VEJETERYAN BİREYLERE ÖNERİLER
- Vejeteryan diyetleri B12 vitamini preparatlarıyla desteklenmelidir. Özellikle çocuklarda vitamin B12 alımının sağlanması için balık gibi hayvansal besinlerin tüketilmesi sağlanmalıdır.
- Vejeteryan gebe ve emzikli anneler kemik demineralizasyonu ile karşılaşmamak için kalsiyumdan zengin yiyecekler ya da kalsiyum preparatları tüketmelidirler.
- Gebelik sırasında demir preparatları kullanılmalıdır ve bebeklere 6. aydan sonra demirden zengin yiyecekler verilmeye başlanmalıdır. Hem demirin en iyi kaynağı kırmızı ettir, bu nedenle demir eksikliği anemisi gelişmesinin önlenmesi için çocuklar kırmızı et tüketmeye de teşvik edilmelidirler. Vejeteryanlarda bitkisel demirin emiliminin artırılması için diyette C vitamini kaynakları bulundurulmalı, sebzelerin hazırlanması ve pişirilmesi sırasında C vitamini ve diğer vitamin kayıplarını azaltılması için önlemler alınmalı ve yemekle birlikte çay ve kahve gibi demir biyoyararlılığını azaltan içecekler tüketilmemelidir.
- Vejeteryanlar D vitamini ihtiyaçlarını karşılamak için mutlaka güneş ışınlarından faydalanmalıdırlar.
- Vejeteryan diyetlerinin linoleik/a-linolenik asit oranının 4:1 ile 10:1 arasında olması sağlanmalıdır. Veganlar çiçek yağı yerine a-linolenik asitten zengin kanola yağı ve soya yağı kullanmalı, ceviz ve yeşil yapraklı sebzeler tüketmelidirler.
- Düşük doğum ağırlıklarının önlenmesi için vejeteryan annelerin enerji alımları artırılmalıdır.
- Çocuklar için en uygun vejeteryan beslenme tipi lakto-ovo vejeteryanizmdir.
- Vejeteryan çocuk ve gençlerin diyetine süt, yumurta, peynir, badem, ceviz gibi çinkodan zengin besinler eklenmelidir.

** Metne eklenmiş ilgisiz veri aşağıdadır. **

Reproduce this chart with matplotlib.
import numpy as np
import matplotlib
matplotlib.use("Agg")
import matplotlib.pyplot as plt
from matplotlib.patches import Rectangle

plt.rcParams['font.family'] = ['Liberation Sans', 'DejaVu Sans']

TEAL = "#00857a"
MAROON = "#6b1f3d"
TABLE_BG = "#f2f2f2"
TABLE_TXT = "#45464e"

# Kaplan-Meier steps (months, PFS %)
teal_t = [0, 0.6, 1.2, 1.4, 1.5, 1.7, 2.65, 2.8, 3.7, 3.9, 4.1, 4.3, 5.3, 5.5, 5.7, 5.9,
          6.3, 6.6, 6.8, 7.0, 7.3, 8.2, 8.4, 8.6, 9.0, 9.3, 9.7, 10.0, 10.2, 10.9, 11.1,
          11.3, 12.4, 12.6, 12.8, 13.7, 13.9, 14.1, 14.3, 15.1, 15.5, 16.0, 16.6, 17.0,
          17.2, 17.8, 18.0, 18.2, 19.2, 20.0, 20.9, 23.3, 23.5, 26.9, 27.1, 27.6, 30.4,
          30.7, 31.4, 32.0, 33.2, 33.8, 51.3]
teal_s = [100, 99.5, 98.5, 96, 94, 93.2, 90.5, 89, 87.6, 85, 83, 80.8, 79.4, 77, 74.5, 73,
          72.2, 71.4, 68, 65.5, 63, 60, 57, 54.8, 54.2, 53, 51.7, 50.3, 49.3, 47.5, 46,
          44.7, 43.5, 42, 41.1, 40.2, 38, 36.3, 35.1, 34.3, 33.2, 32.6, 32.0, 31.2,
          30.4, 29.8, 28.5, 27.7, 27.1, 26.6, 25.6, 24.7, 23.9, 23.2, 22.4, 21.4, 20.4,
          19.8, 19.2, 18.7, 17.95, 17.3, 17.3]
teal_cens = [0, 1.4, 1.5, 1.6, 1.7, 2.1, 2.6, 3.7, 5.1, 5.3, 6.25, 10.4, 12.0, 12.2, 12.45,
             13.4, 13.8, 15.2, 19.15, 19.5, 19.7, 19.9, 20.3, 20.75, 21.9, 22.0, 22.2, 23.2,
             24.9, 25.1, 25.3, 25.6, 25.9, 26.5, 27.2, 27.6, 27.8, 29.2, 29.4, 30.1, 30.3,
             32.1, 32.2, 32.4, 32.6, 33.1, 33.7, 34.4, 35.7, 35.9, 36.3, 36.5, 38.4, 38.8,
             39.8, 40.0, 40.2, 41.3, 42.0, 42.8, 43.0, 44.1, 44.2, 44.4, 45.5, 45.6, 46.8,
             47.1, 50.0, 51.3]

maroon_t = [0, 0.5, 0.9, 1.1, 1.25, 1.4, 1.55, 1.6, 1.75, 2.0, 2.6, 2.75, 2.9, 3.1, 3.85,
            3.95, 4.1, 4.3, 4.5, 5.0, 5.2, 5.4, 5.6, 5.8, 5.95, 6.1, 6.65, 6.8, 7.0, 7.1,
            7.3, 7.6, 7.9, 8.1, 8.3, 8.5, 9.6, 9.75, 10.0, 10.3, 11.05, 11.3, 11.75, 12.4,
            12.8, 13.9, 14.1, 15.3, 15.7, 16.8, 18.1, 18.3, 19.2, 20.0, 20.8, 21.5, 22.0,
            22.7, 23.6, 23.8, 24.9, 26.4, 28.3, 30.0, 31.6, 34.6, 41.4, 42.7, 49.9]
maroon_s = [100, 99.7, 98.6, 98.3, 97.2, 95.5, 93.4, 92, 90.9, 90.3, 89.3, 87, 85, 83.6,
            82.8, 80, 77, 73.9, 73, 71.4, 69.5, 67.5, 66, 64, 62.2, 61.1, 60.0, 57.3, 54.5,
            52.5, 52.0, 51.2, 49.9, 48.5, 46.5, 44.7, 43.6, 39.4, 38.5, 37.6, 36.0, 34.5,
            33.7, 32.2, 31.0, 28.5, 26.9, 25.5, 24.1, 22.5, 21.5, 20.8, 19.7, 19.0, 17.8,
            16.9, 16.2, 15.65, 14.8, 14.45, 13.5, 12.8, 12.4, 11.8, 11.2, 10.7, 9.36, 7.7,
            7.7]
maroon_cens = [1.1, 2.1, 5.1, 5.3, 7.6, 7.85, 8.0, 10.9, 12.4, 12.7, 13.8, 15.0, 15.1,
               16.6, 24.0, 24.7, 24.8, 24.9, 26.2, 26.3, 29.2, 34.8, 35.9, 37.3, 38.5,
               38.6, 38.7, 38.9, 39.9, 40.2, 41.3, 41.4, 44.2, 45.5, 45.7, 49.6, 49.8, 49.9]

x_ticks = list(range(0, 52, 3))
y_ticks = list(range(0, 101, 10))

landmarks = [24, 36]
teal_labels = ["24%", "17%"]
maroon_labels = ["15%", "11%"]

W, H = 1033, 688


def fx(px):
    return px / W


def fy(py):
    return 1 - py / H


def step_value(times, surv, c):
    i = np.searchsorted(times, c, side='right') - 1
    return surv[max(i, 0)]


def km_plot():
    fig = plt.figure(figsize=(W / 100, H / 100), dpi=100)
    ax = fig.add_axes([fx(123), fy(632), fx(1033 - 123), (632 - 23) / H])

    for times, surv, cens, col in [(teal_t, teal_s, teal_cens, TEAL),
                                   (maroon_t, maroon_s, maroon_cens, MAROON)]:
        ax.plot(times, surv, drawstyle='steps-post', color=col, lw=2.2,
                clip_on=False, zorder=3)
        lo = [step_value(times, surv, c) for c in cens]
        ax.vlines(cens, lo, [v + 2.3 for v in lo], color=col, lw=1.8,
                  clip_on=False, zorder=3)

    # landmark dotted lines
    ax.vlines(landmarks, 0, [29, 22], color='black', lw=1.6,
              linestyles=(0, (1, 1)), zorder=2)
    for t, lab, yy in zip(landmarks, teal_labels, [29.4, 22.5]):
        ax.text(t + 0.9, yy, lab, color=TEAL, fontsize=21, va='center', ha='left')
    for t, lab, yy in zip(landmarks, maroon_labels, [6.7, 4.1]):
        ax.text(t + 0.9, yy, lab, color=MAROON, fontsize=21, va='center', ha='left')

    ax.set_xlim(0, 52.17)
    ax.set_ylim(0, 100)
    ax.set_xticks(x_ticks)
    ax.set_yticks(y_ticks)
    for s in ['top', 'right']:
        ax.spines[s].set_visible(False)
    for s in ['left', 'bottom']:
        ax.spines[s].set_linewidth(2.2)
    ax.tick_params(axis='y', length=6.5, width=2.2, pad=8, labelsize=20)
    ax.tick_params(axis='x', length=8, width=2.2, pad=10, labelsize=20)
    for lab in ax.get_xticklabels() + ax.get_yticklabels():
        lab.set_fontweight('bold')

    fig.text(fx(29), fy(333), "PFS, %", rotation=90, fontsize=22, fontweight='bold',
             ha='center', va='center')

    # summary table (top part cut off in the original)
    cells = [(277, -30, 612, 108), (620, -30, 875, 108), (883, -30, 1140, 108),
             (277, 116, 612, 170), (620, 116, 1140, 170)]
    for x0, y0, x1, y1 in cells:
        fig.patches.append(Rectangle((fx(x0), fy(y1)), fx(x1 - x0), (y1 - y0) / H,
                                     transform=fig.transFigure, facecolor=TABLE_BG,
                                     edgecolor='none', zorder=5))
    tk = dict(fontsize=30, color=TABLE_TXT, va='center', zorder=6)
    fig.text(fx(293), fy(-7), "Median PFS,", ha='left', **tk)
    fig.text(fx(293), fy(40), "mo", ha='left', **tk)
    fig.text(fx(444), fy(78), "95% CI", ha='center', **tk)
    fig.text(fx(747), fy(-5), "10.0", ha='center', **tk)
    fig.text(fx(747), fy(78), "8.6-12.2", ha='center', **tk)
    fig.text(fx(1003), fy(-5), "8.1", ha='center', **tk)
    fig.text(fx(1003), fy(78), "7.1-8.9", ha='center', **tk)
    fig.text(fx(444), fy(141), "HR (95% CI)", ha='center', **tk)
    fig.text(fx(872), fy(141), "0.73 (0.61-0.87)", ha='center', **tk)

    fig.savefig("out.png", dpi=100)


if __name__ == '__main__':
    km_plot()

- Vejeteryan çocukların protein ihtiyaçları karşılanırken amino asit örüntüsü dengelenecek şekilde besin kombinasyonları oluşturulmalıdır. Ayrıca, soya ve diğer kurubaklagillerde bulunan protein sindirimini engelleyici etmenlerin yok edilmesi için pişirme ilkelerine özen gösterilmelidir.
- 2 yaşındaki ve daha küçük çocukların posa alımları sınırlanmalıdır. Posa alımı bazı minerallerin emilimini engellediği için vejeteryan diyetlerde posa alımının azaltılması sağlanmalıdır.

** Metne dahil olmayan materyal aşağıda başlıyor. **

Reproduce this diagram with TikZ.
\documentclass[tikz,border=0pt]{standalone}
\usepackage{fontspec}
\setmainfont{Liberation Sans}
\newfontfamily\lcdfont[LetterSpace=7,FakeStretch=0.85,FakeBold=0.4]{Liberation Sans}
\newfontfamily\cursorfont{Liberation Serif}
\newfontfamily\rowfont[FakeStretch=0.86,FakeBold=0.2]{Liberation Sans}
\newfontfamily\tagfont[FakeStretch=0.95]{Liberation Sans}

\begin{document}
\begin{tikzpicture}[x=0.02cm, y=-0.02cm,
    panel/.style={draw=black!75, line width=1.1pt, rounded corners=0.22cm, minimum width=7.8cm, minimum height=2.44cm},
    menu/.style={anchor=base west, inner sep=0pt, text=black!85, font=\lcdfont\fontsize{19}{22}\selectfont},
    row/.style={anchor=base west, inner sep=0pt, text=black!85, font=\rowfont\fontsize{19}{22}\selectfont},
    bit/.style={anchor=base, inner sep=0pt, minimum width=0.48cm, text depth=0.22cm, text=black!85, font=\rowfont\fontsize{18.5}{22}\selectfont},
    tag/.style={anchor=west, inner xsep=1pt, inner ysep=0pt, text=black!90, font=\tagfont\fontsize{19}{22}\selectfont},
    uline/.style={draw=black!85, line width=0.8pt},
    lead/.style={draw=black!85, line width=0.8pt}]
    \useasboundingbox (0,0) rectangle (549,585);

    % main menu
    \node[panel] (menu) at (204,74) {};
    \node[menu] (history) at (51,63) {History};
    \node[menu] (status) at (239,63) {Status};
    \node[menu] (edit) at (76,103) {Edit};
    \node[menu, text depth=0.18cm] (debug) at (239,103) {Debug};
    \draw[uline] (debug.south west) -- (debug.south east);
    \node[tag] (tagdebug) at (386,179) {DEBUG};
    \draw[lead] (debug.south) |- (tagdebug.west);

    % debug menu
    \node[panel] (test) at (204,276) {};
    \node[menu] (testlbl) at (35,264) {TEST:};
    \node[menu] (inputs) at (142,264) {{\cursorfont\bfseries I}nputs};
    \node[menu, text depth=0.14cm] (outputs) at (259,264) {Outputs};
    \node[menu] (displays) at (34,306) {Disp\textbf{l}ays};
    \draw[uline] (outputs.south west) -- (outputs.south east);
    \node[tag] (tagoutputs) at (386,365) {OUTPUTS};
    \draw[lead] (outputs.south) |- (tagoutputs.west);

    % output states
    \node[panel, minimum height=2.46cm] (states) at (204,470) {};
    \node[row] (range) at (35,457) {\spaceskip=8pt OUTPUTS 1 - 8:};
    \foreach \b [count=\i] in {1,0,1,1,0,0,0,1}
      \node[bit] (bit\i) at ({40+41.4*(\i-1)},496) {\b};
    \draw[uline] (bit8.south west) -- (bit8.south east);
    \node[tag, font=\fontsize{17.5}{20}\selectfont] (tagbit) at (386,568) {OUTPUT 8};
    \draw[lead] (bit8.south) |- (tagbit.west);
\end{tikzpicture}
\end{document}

- Vejeteryan ebeveynler çocuk beslenmesi konusunda çok iyi bilgilendirilmelidir ve vejeteryan ebeveynlere çocuklarının sağlıklı büyümesi için ete de ihtiyaçları olduğu kesin bir şekilde belirtilmelidir.
- Çocuklar kesinlikle katı vejeteryan diyetlerle beslenmemelidirler. Kendi istekleriyle vejeteryan olan ve diyetlerini devam ettirmeye direnen çocuklar söz konusu ise, bu çocukların diyeti mümkün olduğunca açılmaya çalışılmalıdır. Eğer bu başarılamıyorsa eksikliği görülen besin öğeleri diyetlerine preparat olarak eklenmelidir. Ayrıca vejeteryan çocukların büyümeleri çok yakından izlenmelidir.
- Vejeteryan diyetler gençlerde menstrual siklus düzensizliklerine neden olmaktadır. Bu da ileride daha farklı sağlık sorunlarına neden olabilmektedir. Bu nedenle vejeteryan diyetleri tüketen çocuklar sürekli olarak izlenmelidirler.